_Aim of the task_: Skip the pictures. Reproduce all other material exactly.

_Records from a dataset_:
↓

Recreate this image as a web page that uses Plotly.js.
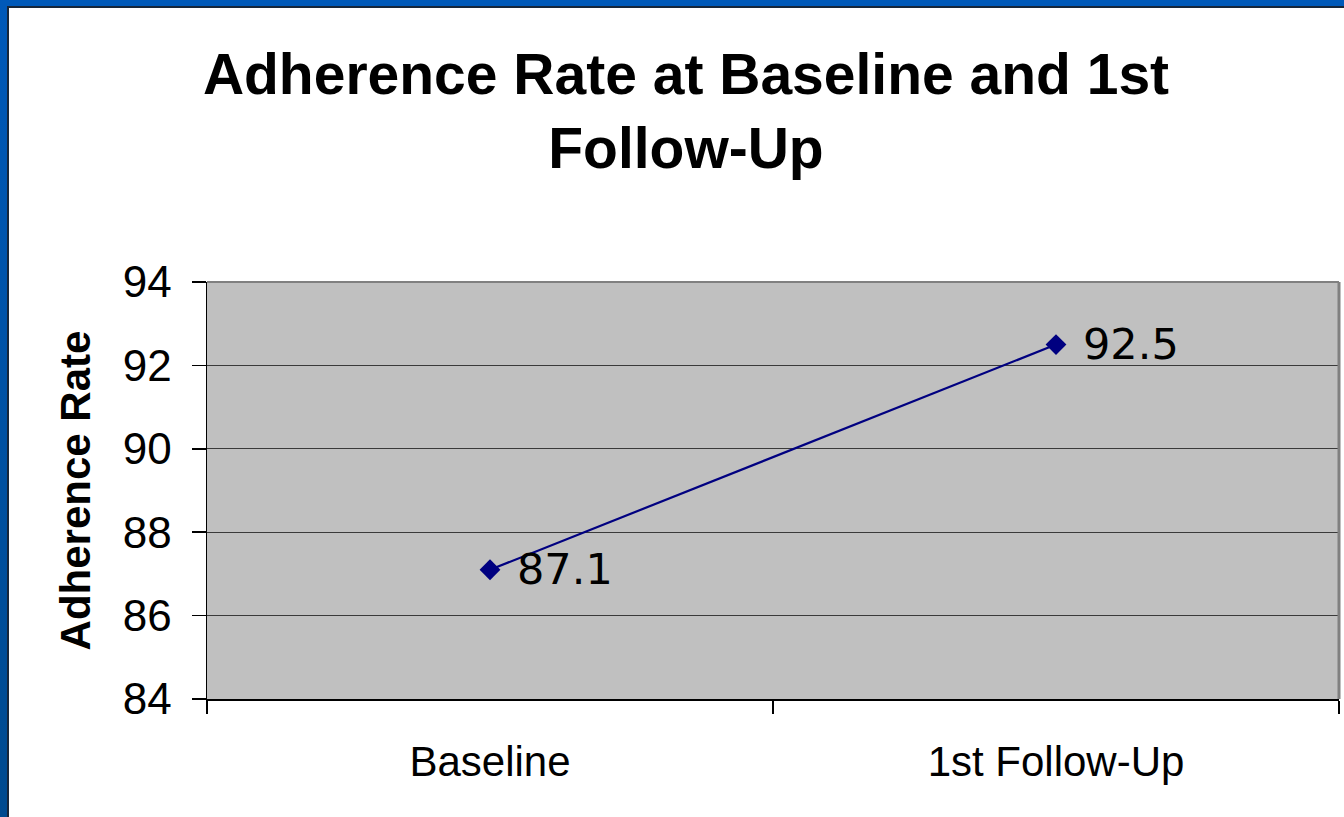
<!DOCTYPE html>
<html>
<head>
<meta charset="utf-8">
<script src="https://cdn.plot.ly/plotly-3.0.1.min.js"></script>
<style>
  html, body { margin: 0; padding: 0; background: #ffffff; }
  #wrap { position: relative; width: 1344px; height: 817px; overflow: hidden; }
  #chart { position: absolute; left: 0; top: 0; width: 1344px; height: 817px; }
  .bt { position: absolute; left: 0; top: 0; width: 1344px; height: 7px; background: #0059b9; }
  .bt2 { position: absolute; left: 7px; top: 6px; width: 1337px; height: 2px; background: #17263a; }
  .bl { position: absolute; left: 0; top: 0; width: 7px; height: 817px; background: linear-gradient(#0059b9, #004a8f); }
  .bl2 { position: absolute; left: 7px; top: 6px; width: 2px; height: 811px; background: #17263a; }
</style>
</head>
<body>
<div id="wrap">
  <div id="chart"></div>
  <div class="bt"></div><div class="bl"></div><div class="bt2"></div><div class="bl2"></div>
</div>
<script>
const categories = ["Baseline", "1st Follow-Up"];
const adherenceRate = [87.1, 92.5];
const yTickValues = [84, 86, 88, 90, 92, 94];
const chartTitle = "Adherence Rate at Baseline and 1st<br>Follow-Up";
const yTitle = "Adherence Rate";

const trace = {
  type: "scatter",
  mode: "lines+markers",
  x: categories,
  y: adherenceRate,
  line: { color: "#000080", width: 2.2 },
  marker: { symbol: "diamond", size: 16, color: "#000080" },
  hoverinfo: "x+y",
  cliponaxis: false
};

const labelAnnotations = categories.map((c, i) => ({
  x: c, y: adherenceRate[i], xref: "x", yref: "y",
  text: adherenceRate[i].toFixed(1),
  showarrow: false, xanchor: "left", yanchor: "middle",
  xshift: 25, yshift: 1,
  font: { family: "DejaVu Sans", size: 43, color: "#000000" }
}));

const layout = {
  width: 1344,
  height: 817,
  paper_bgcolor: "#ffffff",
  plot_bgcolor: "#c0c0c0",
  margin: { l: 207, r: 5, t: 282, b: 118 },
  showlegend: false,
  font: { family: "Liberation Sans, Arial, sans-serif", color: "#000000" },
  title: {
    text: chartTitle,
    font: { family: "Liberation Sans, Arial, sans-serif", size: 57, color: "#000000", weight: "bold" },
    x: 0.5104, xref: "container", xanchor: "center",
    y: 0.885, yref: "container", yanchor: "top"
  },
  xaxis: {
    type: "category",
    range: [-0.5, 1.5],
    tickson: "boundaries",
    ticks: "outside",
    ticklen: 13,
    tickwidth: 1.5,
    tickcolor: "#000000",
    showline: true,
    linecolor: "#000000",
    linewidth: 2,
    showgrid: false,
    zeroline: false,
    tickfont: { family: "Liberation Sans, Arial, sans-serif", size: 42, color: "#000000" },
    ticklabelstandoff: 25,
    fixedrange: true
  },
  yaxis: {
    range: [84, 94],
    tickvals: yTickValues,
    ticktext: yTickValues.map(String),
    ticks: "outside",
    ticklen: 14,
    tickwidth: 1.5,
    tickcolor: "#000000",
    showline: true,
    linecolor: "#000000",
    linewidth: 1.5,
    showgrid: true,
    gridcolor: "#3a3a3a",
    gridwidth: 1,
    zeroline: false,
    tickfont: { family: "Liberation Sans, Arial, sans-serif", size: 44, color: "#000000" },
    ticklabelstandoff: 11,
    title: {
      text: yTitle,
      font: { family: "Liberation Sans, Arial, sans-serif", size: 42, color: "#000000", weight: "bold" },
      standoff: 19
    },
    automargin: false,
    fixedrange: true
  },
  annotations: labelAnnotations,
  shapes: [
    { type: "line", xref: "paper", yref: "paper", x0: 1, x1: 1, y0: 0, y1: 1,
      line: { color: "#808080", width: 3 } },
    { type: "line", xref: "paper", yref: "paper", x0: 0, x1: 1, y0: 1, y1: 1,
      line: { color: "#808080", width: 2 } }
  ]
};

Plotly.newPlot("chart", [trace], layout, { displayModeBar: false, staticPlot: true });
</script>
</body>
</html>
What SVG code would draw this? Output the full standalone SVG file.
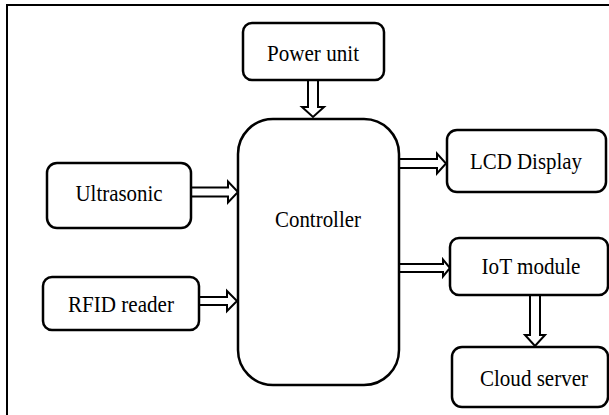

↑

_Output below_:
Recreate this image as a web page that uses Plotly.js.
<!DOCTYPE html>
<html>
<head>
<meta charset="utf-8">
<script src="https://cdn.plot.ly/plotly-3.0.1.min.js"></script>
<style>
  html, body { margin: 0; padding: 0; background: #ffffff; }
  #wrap { position: relative; width: 1344px; height: 817px; overflow: hidden; }
  #chart { position: absolute; left: 0; top: 0; width: 1344px; height: 817px; }
  .bt { position: absolute; left: 0; top: 0; width: 1344px; height: 7px; background: #0059b9; }
  .bt2 { position: absolute; left: 7px; top: 6px; width: 1337px; height: 2px; background: #17263a; }
  .bl { position: absolute; left: 0; top: 0; width: 7px; height: 817px; background: linear-gradient(#0059b9, #004a8f); }
  .bl2 { position: absolute; left: 7px; top: 6px; width: 2px; height: 811px; background: #17263a; }
</style>
</head>
<body>
<div id="wrap">
  <div id="chart"></div>
  <div class="bt"></div><div class="bl"></div><div class="bt2"></div><div class="bl2"></div>
</div>
<script>
const categories = ["Baseline", "1st Follow-Up"];
const adherenceRate = [87.1, 92.5];
const yTickValues = [84, 86, 88, 90, 92, 94];
const chartTitle = "Adherence Rate at Baseline and 1st<br>Follow-Up";
const yTitle = "Adherence Rate";

const trace = {
  type: "scatter",
  mode: "lines+markers",
  x: categories,
  y: adherenceRate,
  line: { color: "#000080", width: 2.2 },
  marker: { symbol: "diamond", size: 16, color: "#000080" },
  hoverinfo: "x+y",
  cliponaxis: false
};

const labelAnnotations = categories.map((c, i) => ({
  x: c, y: adherenceRate[i], xref: "x", yref: "y",
  text: adherenceRate[i].toFixed(1),
  showarrow: false, xanchor: "left", yanchor: "middle",
  xshift: 25, yshift: 1,
  font: { family: "DejaVu Sans", size: 43, color: "#000000" }
}));

const layout = {
  width: 1344,
  height: 817,
  paper_bgcolor: "#ffffff",
  plot_bgcolor: "#c0c0c0",
  margin: { l: 207, r: 5, t: 282, b: 118 },
  showlegend: false,
  font: { family: "Liberation Sans, Arial, sans-serif", color: "#000000" },
  title: {
    text: chartTitle,
    font: { family: "Liberation Sans, Arial, sans-serif", size: 57, color: "#000000", weight: "bold" },
    x: 0.5104, xref: "container", xanchor: "center",
    y: 0.885, yref: "container", yanchor: "top"
  },
  xaxis: {
    type: "category",
    range: [-0.5, 1.5],
    tickson: "boundaries",
    ticks: "outside",
    ticklen: 13,
    tickwidth: 1.5,
    tickcolor: "#000000",
    showline: true,
    linecolor: "#000000",
    linewidth: 2,
    showgrid: false,
    zeroline: false,
    tickfont: { family: "Liberation Sans, Arial, sans-serif", size: 42, color: "#000000" },
    ticklabelstandoff: 25,
    fixedrange: true
  },
  yaxis: {
    range: [84, 94],
    tickvals: yTickValues,
    ticktext: yTickValues.map(String),
    ticks: "outside",
    ticklen: 14,
    tickwidth: 1.5,
    tickcolor: "#000000",
    showline: true,
    linecolor: "#000000",
    linewidth: 1.5,
    showgrid: true,
    gridcolor: "#3a3a3a",
    gridwidth: 1,
    zeroline: false,
    tickfont: { family: "Liberation Sans, Arial, sans-serif", size: 44, color: "#000000" },
    ticklabelstandoff: 11,
    title: {
      text: yTitle,
      font: { family: "Liberation Sans, Arial, sans-serif", size: 42, color: "#000000", weight: "bold" },
      standoff: 19
    },
    automargin: false,
    fixedrange: true
  },
  annotations: labelAnnotations,
  shapes: [
    { type: "line", xref: "paper", yref: "paper", x0: 1, x1: 1, y0: 0, y1: 1,
      line: { color: "#808080", width: 3 } },
    { type: "line", xref: "paper", yref: "paper", x0: 0, x1: 1, y0: 1, y1: 1,
      line: { color: "#808080", width: 2 } }
  ]
};

Plotly.newPlot("chart", [trace], layout, { displayModeBar: false, staticPlot: true });
</script>
</body>
</html>
What SVG code would draw this? Output the full standalone SVG file.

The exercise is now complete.